───── Task inputs ─────

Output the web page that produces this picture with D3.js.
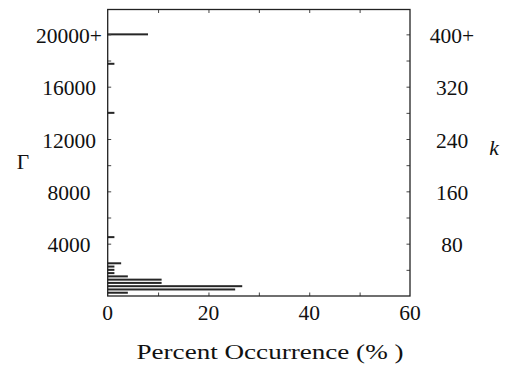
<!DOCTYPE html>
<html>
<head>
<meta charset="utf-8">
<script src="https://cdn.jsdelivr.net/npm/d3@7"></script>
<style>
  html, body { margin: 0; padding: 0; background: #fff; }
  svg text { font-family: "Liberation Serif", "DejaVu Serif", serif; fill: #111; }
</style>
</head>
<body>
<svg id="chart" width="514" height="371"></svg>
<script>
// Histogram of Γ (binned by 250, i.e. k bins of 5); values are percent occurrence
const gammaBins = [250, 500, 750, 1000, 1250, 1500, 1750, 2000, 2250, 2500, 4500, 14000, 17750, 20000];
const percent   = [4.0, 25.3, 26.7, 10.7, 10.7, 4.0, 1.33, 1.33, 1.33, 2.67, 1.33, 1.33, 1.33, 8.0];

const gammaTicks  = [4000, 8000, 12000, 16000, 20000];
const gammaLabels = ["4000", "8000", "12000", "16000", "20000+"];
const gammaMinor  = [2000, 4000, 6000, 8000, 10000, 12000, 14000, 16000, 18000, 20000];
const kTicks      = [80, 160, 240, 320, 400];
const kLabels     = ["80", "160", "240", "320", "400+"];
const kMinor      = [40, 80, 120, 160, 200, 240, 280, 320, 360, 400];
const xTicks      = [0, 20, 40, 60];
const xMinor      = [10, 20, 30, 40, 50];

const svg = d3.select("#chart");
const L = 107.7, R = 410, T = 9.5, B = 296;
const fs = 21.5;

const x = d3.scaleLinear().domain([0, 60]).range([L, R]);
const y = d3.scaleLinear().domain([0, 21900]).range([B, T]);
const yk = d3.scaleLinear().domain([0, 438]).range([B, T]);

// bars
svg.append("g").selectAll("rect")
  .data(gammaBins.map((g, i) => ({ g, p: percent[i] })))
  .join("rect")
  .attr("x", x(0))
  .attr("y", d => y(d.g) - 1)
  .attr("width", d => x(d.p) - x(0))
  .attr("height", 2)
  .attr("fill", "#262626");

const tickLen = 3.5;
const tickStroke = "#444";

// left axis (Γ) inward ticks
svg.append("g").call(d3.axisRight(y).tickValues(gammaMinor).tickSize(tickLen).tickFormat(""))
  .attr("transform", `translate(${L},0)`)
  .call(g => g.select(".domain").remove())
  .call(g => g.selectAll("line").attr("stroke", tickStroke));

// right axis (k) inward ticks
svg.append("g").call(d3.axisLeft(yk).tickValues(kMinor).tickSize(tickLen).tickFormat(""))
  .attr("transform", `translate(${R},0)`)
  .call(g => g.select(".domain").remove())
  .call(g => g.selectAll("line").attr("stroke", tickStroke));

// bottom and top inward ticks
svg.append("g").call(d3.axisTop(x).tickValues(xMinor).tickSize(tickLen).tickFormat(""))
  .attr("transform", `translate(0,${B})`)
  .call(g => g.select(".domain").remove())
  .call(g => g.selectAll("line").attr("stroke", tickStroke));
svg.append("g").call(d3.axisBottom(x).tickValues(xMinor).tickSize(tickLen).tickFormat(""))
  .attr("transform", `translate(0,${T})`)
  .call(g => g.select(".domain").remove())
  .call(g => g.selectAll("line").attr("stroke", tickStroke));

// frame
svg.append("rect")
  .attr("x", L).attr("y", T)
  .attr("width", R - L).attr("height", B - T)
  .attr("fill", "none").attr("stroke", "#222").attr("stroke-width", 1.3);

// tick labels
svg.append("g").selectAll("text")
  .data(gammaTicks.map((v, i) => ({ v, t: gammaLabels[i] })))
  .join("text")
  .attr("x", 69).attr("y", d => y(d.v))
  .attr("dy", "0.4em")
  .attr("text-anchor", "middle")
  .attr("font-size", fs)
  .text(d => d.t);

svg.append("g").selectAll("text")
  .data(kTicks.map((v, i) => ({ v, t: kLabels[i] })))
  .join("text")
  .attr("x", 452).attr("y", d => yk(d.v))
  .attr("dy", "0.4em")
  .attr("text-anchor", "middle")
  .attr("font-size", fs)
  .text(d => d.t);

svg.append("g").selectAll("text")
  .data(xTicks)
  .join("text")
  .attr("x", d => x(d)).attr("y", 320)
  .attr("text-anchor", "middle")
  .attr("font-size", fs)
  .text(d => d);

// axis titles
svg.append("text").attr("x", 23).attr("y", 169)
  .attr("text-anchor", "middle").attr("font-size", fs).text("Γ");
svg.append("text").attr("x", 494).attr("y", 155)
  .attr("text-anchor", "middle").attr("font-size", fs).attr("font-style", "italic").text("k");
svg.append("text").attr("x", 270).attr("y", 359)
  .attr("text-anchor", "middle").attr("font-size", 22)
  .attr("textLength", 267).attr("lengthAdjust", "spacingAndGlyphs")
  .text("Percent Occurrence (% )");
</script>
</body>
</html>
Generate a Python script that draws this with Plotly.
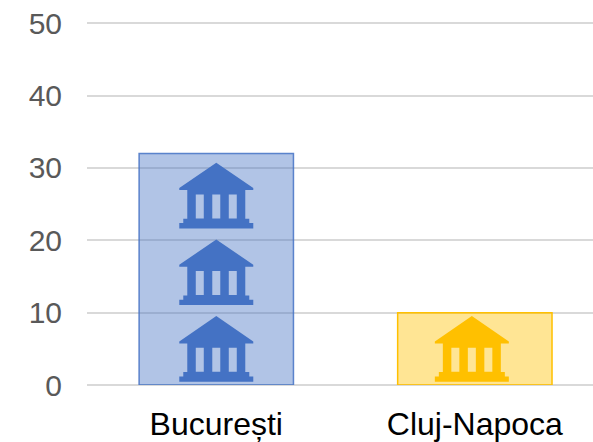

─────

§ Exercise
Every record above should be transcribed exactly; the pictures stay out of the copy.

§ Solution to this task
Output the web page that produces this picture with D3.js.
<!DOCTYPE html>
<html>
<head>
<meta charset="utf-8">
<script src="https://cdn.jsdelivr.net/npm/d3@7"></script>
<style>
  html, body { margin: 0; padding: 0; background: #fff; }
  svg text { font-family: "Liberation Serif", "DejaVu Serif", serif; fill: #111; }
</style>
</head>
<body>
<svg id="chart" width="514" height="371"></svg>
<script>
// Histogram of Γ (binned by 250, i.e. k bins of 5); values are percent occurrence
const gammaBins = [250, 500, 750, 1000, 1250, 1500, 1750, 2000, 2250, 2500, 4500, 14000, 17750, 20000];
const percent   = [4.0, 25.3, 26.7, 10.7, 10.7, 4.0, 1.33, 1.33, 1.33, 2.67, 1.33, 1.33, 1.33, 8.0];

const gammaTicks  = [4000, 8000, 12000, 16000, 20000];
const gammaLabels = ["4000", "8000", "12000", "16000", "20000+"];
const gammaMinor  = [2000, 4000, 6000, 8000, 10000, 12000, 14000, 16000, 18000, 20000];
const kTicks      = [80, 160, 240, 320, 400];
const kLabels     = ["80", "160", "240", "320", "400+"];
const kMinor      = [40, 80, 120, 160, 200, 240, 280, 320, 360, 400];
const xTicks      = [0, 20, 40, 60];
const xMinor      = [10, 20, 30, 40, 50];

const svg = d3.select("#chart");
const L = 107.7, R = 410, T = 9.5, B = 296;
const fs = 21.5;

const x = d3.scaleLinear().domain([0, 60]).range([L, R]);
const y = d3.scaleLinear().domain([0, 21900]).range([B, T]);
const yk = d3.scaleLinear().domain([0, 438]).range([B, T]);

// bars
svg.append("g").selectAll("rect")
  .data(gammaBins.map((g, i) => ({ g, p: percent[i] })))
  .join("rect")
  .attr("x", x(0))
  .attr("y", d => y(d.g) - 1)
  .attr("width", d => x(d.p) - x(0))
  .attr("height", 2)
  .attr("fill", "#262626");

const tickLen = 3.5;
const tickStroke = "#444";

// left axis (Γ) inward ticks
svg.append("g").call(d3.axisRight(y).tickValues(gammaMinor).tickSize(tickLen).tickFormat(""))
  .attr("transform", `translate(${L},0)`)
  .call(g => g.select(".domain").remove())
  .call(g => g.selectAll("line").attr("stroke", tickStroke));

// right axis (k) inward ticks
svg.append("g").call(d3.axisLeft(yk).tickValues(kMinor).tickSize(tickLen).tickFormat(""))
  .attr("transform", `translate(${R},0)`)
  .call(g => g.select(".domain").remove())
  .call(g => g.selectAll("line").attr("stroke", tickStroke));

// bottom and top inward ticks
svg.append("g").call(d3.axisTop(x).tickValues(xMinor).tickSize(tickLen).tickFormat(""))
  .attr("transform", `translate(0,${B})`)
  .call(g => g.select(".domain").remove())
  .call(g => g.selectAll("line").attr("stroke", tickStroke));
svg.append("g").call(d3.axisBottom(x).tickValues(xMinor).tickSize(tickLen).tickFormat(""))
  .attr("transform", `translate(0,${T})`)
  .call(g => g.select(".domain").remove())
  .call(g => g.selectAll("line").attr("stroke", tickStroke));

// frame
svg.append("rect")
  .attr("x", L).attr("y", T)
  .attr("width", R - L).attr("height", B - T)
  .attr("fill", "none").attr("stroke", "#222").attr("stroke-width", 1.3);

// tick labels
svg.append("g").selectAll("text")
  .data(gammaTicks.map((v, i) => ({ v, t: gammaLabels[i] })))
  .join("text")
  .attr("x", 69).attr("y", d => y(d.v))
  .attr("dy", "0.4em")
  .attr("text-anchor", "middle")
  .attr("font-size", fs)
  .text(d => d.t);

svg.append("g").selectAll("text")
  .data(kTicks.map((v, i) => ({ v, t: kLabels[i] })))
  .join("text")
  .attr("x", 452).attr("y", d => yk(d.v))
  .attr("dy", "0.4em")
  .attr("text-anchor", "middle")
  .attr("font-size", fs)
  .text(d => d.t);

svg.append("g").selectAll("text")
  .data(xTicks)
  .join("text")
  .attr("x", d => x(d)).attr("y", 320)
  .attr("text-anchor", "middle")
  .attr("font-size", fs)
  .text(d => d);

// axis titles
svg.append("text").attr("x", 23).attr("y", 169)
  .attr("text-anchor", "middle").attr("font-size", fs).text("Γ");
svg.append("text").attr("x", 494).attr("y", 155)
  .attr("text-anchor", "middle").attr("font-size", fs).attr("font-style", "italic").text("k");
svg.append("text").attr("x", 270).attr("y", 359)
  .attr("text-anchor", "middle").attr("font-size", 22)
  .attr("textLength", 267).attr("lengthAdjust", "spacingAndGlyphs")
  .text("Percent Occurrence (% )");
</script>
</body>
</html>
Generate a Python script that draws this with Plotly.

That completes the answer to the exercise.